▸ **What you are asked to do**: Take the lines from the beginning of the material through the line containing "frames = list(range(151))" and retype them exactly, leaving the pictures out.

▸ **Data provided**:
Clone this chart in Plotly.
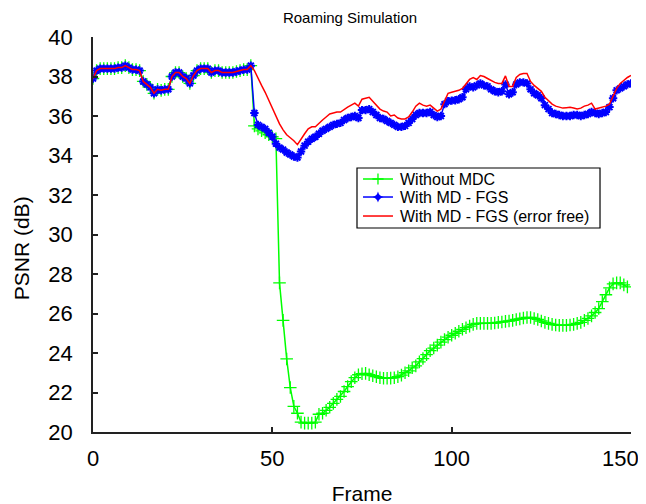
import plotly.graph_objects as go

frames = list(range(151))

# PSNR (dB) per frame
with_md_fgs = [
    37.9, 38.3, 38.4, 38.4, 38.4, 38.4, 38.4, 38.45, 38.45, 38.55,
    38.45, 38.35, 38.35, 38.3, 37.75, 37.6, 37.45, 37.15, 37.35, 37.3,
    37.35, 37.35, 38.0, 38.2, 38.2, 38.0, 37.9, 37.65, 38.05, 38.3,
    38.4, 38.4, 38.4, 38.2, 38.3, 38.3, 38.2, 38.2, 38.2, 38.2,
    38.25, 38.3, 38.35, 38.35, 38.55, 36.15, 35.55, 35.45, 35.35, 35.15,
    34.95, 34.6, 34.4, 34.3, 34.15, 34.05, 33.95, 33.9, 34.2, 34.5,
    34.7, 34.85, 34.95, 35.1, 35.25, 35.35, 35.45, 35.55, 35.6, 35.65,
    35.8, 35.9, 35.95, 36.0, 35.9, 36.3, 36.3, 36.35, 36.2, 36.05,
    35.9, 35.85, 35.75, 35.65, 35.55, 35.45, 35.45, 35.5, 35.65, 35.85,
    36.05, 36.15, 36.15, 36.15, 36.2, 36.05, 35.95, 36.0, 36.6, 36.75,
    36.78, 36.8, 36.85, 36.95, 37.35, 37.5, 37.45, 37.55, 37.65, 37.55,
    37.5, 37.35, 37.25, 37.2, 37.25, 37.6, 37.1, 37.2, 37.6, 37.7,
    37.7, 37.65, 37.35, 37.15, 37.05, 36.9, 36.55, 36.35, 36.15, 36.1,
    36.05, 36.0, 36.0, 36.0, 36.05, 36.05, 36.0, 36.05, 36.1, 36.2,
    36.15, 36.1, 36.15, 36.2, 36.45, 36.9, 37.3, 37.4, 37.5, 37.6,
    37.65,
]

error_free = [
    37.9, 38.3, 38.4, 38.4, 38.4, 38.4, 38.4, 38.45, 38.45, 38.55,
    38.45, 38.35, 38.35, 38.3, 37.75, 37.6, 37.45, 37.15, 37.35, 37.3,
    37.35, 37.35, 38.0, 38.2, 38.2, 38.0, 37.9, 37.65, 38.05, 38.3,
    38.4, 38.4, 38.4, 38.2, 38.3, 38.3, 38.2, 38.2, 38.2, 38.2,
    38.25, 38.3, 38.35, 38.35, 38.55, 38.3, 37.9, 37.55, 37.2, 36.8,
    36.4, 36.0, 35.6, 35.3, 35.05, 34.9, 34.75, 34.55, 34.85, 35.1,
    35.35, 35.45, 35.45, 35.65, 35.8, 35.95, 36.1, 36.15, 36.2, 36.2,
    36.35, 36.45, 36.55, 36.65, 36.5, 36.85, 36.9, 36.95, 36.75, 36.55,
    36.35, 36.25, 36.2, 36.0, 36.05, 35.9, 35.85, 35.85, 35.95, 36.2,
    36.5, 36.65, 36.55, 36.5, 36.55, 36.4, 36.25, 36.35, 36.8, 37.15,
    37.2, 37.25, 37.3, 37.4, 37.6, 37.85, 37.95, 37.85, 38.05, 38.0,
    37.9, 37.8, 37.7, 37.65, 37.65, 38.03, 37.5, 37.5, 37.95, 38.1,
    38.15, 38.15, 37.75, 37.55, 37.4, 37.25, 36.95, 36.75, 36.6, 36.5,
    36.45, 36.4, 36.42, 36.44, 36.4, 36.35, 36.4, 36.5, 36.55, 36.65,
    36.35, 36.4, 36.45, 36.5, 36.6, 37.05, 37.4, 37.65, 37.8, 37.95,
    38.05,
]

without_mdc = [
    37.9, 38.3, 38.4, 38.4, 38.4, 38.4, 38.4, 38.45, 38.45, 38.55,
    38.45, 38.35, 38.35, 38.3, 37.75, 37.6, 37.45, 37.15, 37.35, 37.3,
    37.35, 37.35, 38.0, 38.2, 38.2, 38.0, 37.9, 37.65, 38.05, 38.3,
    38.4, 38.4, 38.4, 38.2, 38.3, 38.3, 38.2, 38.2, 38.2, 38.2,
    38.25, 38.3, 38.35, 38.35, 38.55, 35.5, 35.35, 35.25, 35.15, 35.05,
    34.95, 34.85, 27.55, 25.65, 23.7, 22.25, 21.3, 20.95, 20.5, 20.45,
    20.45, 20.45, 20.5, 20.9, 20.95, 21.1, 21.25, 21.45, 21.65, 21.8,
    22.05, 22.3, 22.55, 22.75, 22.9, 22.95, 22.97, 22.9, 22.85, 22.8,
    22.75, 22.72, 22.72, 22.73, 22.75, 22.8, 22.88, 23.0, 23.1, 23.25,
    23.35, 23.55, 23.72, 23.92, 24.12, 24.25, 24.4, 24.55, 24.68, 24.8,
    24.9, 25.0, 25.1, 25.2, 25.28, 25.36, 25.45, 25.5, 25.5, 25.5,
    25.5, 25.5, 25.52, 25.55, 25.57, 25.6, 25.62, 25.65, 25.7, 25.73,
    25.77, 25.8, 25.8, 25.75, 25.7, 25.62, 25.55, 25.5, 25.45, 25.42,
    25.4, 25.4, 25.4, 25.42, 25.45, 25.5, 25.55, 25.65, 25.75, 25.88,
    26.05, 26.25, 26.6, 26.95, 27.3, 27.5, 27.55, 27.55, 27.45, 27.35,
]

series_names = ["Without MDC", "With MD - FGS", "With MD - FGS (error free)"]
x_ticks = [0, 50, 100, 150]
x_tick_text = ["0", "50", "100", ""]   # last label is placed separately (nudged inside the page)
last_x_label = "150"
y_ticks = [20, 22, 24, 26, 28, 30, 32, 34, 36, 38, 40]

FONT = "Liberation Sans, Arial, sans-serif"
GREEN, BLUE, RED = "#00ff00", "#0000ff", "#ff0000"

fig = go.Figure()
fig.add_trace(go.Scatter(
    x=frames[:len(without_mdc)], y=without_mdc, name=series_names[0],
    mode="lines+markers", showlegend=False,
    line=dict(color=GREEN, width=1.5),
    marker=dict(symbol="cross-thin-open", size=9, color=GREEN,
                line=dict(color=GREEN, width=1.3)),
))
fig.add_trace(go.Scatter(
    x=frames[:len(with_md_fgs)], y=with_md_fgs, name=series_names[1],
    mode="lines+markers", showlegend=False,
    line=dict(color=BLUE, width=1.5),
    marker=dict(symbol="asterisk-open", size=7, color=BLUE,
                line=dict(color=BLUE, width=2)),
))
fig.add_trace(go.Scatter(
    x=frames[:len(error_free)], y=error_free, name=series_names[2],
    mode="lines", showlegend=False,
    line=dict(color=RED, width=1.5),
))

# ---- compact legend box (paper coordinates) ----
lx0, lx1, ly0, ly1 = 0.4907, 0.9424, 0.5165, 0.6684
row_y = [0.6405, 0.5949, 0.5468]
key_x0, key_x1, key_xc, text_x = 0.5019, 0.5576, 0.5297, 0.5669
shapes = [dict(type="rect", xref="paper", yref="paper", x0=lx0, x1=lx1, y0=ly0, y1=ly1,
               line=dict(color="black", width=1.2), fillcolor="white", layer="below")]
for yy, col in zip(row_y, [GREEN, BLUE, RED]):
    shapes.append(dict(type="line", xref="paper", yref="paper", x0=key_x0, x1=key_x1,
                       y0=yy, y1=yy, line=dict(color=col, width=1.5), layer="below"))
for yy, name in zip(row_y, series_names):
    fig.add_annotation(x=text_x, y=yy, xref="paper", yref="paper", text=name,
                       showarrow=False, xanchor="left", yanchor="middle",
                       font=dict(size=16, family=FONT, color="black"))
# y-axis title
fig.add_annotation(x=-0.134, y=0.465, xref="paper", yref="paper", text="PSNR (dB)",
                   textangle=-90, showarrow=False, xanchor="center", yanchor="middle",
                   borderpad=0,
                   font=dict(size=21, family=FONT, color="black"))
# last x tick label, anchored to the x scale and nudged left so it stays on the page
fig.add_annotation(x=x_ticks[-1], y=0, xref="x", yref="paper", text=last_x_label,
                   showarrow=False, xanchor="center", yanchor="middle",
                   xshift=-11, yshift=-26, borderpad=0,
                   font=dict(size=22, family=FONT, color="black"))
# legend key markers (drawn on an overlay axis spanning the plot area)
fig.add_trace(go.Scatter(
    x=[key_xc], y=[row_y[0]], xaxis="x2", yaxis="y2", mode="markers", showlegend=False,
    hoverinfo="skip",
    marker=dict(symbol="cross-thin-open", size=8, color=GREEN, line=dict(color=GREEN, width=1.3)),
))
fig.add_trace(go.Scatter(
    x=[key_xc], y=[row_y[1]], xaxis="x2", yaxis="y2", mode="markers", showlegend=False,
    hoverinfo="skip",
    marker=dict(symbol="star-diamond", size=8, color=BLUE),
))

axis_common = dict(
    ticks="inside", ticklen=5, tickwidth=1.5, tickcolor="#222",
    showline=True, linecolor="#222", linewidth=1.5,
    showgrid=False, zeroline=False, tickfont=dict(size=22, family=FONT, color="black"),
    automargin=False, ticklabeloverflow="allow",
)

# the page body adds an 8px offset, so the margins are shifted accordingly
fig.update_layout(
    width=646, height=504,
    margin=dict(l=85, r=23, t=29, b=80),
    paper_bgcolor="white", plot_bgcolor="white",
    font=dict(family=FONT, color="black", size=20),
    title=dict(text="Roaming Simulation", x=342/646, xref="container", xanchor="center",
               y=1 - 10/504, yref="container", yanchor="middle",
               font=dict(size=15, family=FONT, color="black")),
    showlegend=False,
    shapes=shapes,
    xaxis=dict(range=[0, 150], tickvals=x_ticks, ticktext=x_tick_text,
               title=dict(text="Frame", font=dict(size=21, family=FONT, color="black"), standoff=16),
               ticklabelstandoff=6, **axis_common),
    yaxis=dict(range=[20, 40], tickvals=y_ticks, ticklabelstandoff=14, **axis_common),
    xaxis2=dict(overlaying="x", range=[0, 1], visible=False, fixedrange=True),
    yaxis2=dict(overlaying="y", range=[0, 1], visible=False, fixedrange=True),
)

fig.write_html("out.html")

▸ **Solution**:
Clone this chart in Plotly.
import plotly.graph_objects as go

frames = list(range(151))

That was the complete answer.